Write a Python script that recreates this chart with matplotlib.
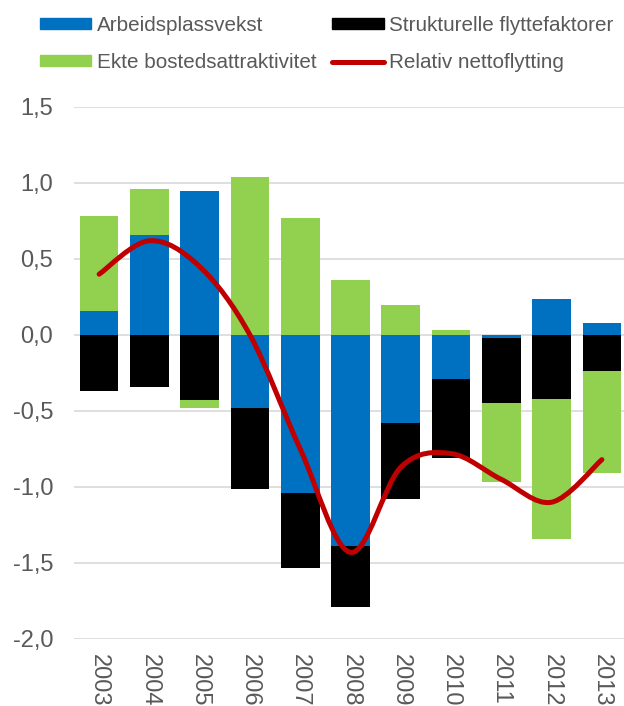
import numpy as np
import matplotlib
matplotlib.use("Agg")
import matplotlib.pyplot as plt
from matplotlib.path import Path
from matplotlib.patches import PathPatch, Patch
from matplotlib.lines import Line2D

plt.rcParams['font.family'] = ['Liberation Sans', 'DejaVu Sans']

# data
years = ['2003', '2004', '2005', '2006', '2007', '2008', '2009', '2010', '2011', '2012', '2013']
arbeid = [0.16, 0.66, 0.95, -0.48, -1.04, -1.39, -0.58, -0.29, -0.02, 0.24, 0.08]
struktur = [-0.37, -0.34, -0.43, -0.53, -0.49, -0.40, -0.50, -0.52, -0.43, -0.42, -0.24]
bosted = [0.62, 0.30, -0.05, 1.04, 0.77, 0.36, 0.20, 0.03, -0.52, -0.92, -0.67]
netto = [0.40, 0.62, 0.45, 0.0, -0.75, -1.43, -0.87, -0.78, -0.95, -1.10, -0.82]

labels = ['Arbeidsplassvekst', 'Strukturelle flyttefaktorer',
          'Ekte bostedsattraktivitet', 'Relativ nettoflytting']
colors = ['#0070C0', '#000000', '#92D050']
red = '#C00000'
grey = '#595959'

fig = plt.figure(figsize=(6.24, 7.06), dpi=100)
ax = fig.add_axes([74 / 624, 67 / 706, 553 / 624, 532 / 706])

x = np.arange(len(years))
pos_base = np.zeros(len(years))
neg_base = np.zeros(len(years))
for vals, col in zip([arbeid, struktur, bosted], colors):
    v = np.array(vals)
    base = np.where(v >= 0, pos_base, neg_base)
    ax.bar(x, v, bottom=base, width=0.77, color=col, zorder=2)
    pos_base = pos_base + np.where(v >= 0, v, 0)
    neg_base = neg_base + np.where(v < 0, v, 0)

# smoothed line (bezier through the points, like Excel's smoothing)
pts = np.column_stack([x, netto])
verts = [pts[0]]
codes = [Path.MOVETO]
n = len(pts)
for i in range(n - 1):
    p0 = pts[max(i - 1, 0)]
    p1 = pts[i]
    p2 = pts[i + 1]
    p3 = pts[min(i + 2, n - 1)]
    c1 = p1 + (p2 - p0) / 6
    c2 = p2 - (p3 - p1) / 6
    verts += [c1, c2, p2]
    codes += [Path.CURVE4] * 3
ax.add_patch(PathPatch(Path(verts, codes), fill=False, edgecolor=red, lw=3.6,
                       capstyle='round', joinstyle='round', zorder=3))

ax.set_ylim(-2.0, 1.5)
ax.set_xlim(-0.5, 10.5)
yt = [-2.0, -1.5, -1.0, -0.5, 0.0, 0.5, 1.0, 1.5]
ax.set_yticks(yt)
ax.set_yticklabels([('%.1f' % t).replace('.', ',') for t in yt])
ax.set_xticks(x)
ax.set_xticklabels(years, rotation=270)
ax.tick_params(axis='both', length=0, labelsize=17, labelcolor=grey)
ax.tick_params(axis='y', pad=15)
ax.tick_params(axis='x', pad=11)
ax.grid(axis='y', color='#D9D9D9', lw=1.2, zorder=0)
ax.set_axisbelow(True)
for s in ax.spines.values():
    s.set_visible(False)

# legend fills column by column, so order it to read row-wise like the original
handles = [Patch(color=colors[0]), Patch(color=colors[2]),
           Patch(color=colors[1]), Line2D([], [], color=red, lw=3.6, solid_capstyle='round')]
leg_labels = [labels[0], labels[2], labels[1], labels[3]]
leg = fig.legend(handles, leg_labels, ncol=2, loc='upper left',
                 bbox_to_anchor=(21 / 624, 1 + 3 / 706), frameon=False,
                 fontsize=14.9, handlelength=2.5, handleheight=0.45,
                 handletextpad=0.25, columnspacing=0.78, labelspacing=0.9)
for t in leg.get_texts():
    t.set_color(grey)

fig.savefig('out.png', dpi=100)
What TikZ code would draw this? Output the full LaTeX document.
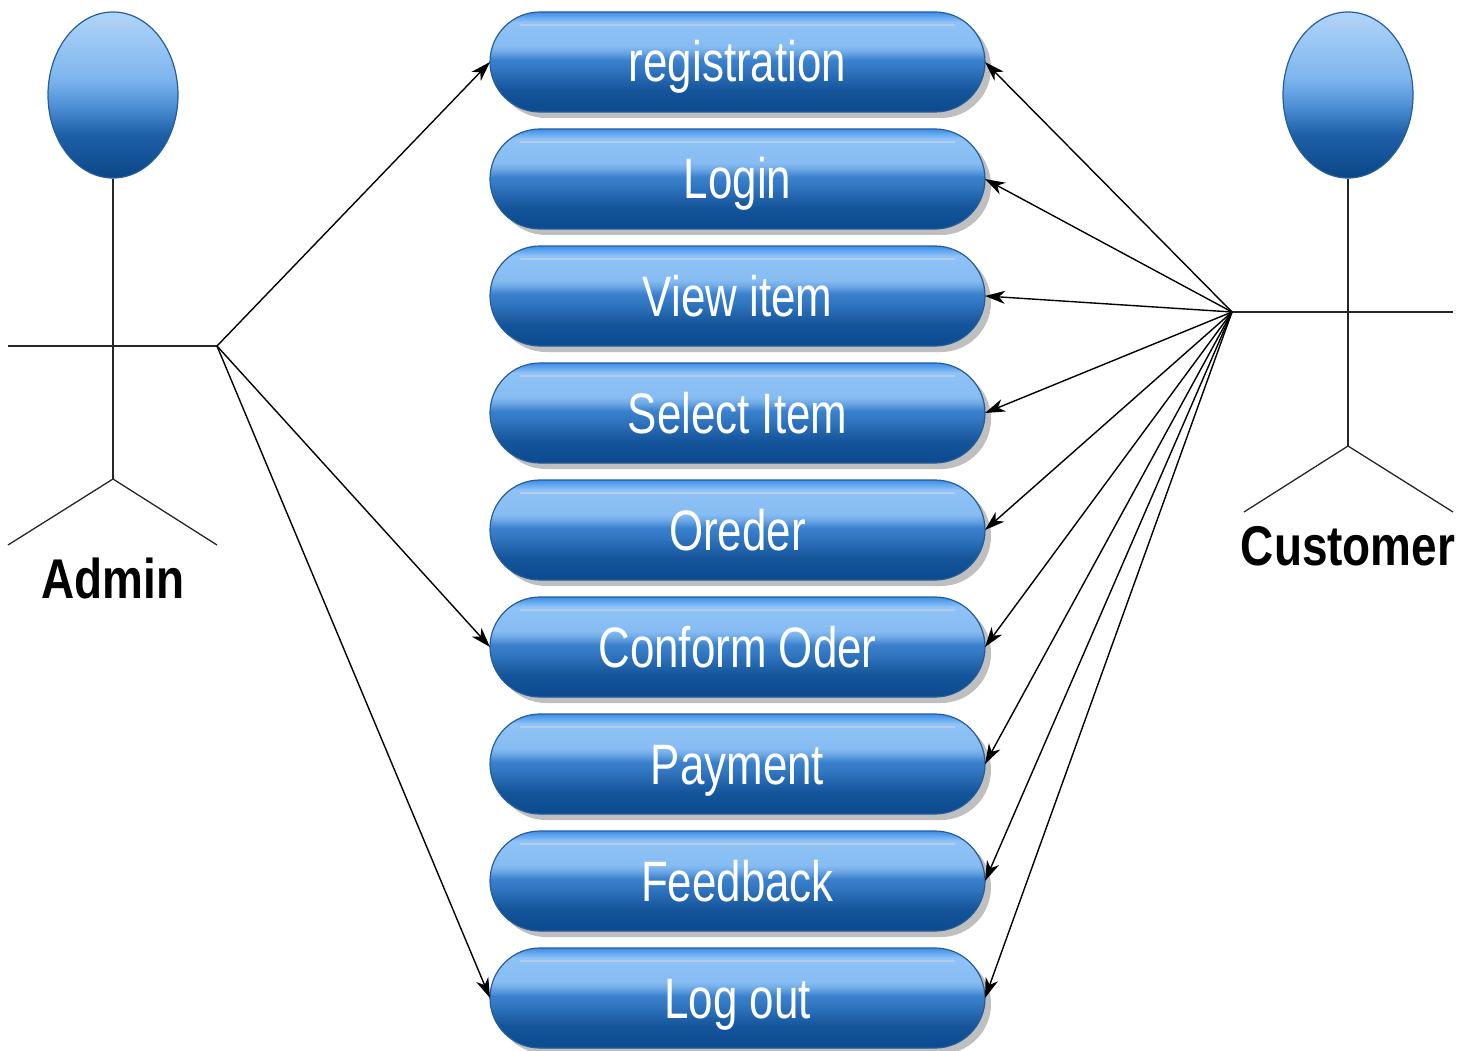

*What you will do*: Reproduce the material in its entirety and word for word, without the pictures.

*Right answer*:
Write a Python script that recreates this chart with matplotlib.
import numpy as np
import matplotlib
matplotlib.use("Agg")
import matplotlib.pyplot as plt
from matplotlib.path import Path
from matplotlib.patches import PathPatch, Patch
from matplotlib.lines import Line2D

plt.rcParams['font.family'] = ['Liberation Sans', 'DejaVu Sans']

# data
years = ['2003', '2004', '2005', '2006', '2007', '2008', '2009', '2010', '2011', '2012', '2013']
arbeid = [0.16, 0.66, 0.95, -0.48, -1.04, -1.39, -0.58, -0.29, -0.02, 0.24, 0.08]
struktur = [-0.37, -0.34, -0.43, -0.53, -0.49, -0.40, -0.50, -0.52, -0.43, -0.42, -0.24]
bosted = [0.62, 0.30, -0.05, 1.04, 0.77, 0.36, 0.20, 0.03, -0.52, -0.92, -0.67]
netto = [0.40, 0.62, 0.45, 0.0, -0.75, -1.43, -0.87, -0.78, -0.95, -1.10, -0.82]

labels = ['Arbeidsplassvekst', 'Strukturelle flyttefaktorer',
          'Ekte bostedsattraktivitet', 'Relativ nettoflytting']
colors = ['#0070C0', '#000000', '#92D050']
red = '#C00000'
grey = '#595959'

fig = plt.figure(figsize=(6.24, 7.06), dpi=100)
ax = fig.add_axes([74 / 624, 67 / 706, 553 / 624, 532 / 706])

x = np.arange(len(years))
pos_base = np.zeros(len(years))
neg_base = np.zeros(len(years))
for vals, col in zip([arbeid, struktur, bosted], colors):
    v = np.array(vals)
    base = np.where(v >= 0, pos_base, neg_base)
    ax.bar(x, v, bottom=base, width=0.77, color=col, zorder=2)
    pos_base = pos_base + np.where(v >= 0, v, 0)
    neg_base = neg_base + np.where(v < 0, v, 0)

# smoothed line (bezier through the points, like Excel's smoothing)
pts = np.column_stack([x, netto])
verts = [pts[0]]
codes = [Path.MOVETO]
n = len(pts)
for i in range(n - 1):
    p0 = pts[max(i - 1, 0)]
    p1 = pts[i]
    p2 = pts[i + 1]
    p3 = pts[min(i + 2, n - 1)]
    c1 = p1 + (p2 - p0) / 6
    c2 = p2 - (p3 - p1) / 6
    verts += [c1, c2, p2]
    codes += [Path.CURVE4] * 3
ax.add_patch(PathPatch(Path(verts, codes), fill=False, edgecolor=red, lw=3.6,
                       capstyle='round', joinstyle='round', zorder=3))

ax.set_ylim(-2.0, 1.5)
ax.set_xlim(-0.5, 10.5)
yt = [-2.0, -1.5, -1.0, -0.5, 0.0, 0.5, 1.0, 1.5]
ax.set_yticks(yt)
ax.set_yticklabels([('%.1f' % t).replace('.', ',') for t in yt])
ax.set_xticks(x)
ax.set_xticklabels(years, rotation=270)
ax.tick_params(axis='both', length=0, labelsize=17, labelcolor=grey)
ax.tick_params(axis='y', pad=15)
ax.tick_params(axis='x', pad=11)
ax.grid(axis='y', color='#D9D9D9', lw=1.2, zorder=0)
ax.set_axisbelow(True)
for s in ax.spines.values():
    s.set_visible(False)

# legend fills column by column, so order it to read row-wise like the original
handles = [Patch(color=colors[0]), Patch(color=colors[2]),
           Patch(color=colors[1]), Line2D([], [], color=red, lw=3.6, solid_capstyle='round')]
leg_labels = [labels[0], labels[2], labels[1], labels[3]]
leg = fig.legend(handles, leg_labels, ncol=2, loc='upper left',
                 bbox_to_anchor=(21 / 624, 1 + 3 / 706), frameon=False,
                 fontsize=14.9, handlelength=2.5, handleheight=0.45,
                 handletextpad=0.25, columnspacing=0.78, labelspacing=0.9)
for t in leg.get_texts():
    t.set_color(grey)

fig.savefig('out.png', dpi=100)
What TikZ code would draw this? Output the full LaTeX document.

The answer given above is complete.